I find myself without a classic Apple M0100 mouse for my Macintosh 512K Enhanced, which sure makes it hard to test out some repairs. While I work out how to get one in reasonable shape for a reasonable amount of money, I still needed something to test with. Turns out, the classic Mac, Amiga, and Atari ST all have the same theory of operation, a quadrature encoder sends X, Y signals to pins, 1 or more mouse buttons send a signal. Luckily, all of these quadrature mice send the same approximate signals, so it’s a rewire job. Want to wire an Amiga mouse to a Mac, or vice versa?

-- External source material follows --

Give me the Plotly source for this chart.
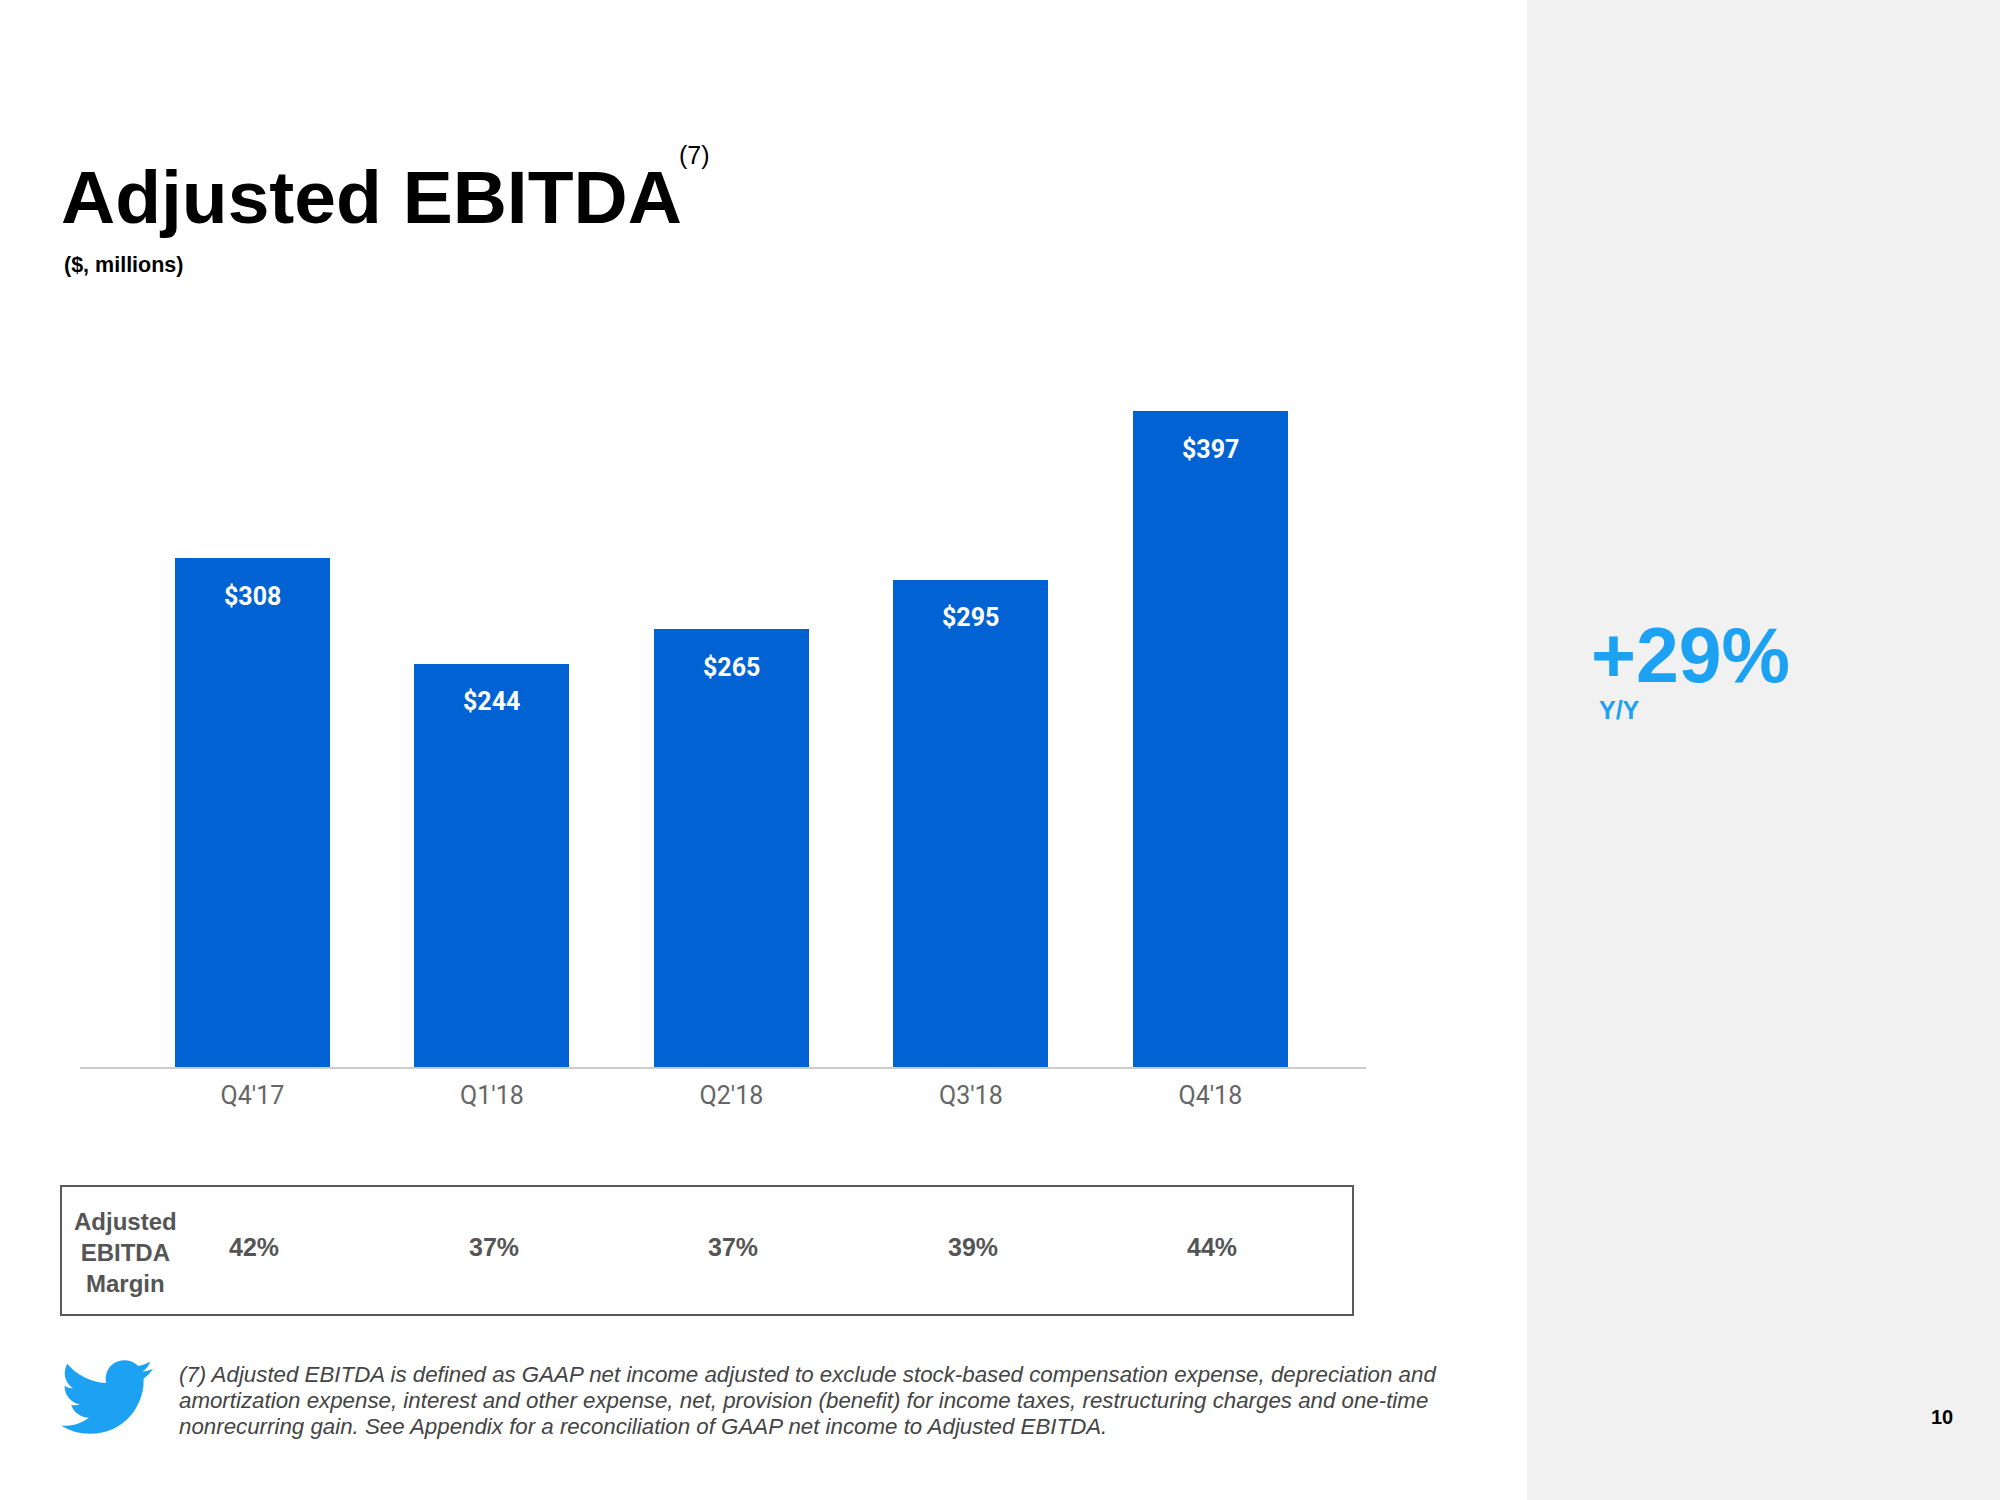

| Signal | Mac Pin | Amiga Pin |
|---|---|---|
| Chassis GND | 1 | — |
| +5v | 2 | 7 |
| Signal GND | 3 | 8 |
| X1 | 4 | 2 |
| X2 | 5 | 4 |
| n/c | 6 | — |
| Button | 7 | 6 |
| Y1 | 8 | 3 |
| Y2 | 9 | 1 |
One interesting note, most of the Macintosh mouse pinout diagrams label X1/X2, Y1/Y2 on the Mac mouse differently than the above table. I think these are making assumptions about how Apple labeled these pins. If you wire X2->X2, Y2->Y2 based on those pinouts, you’ll have a reversed cursor in both directions.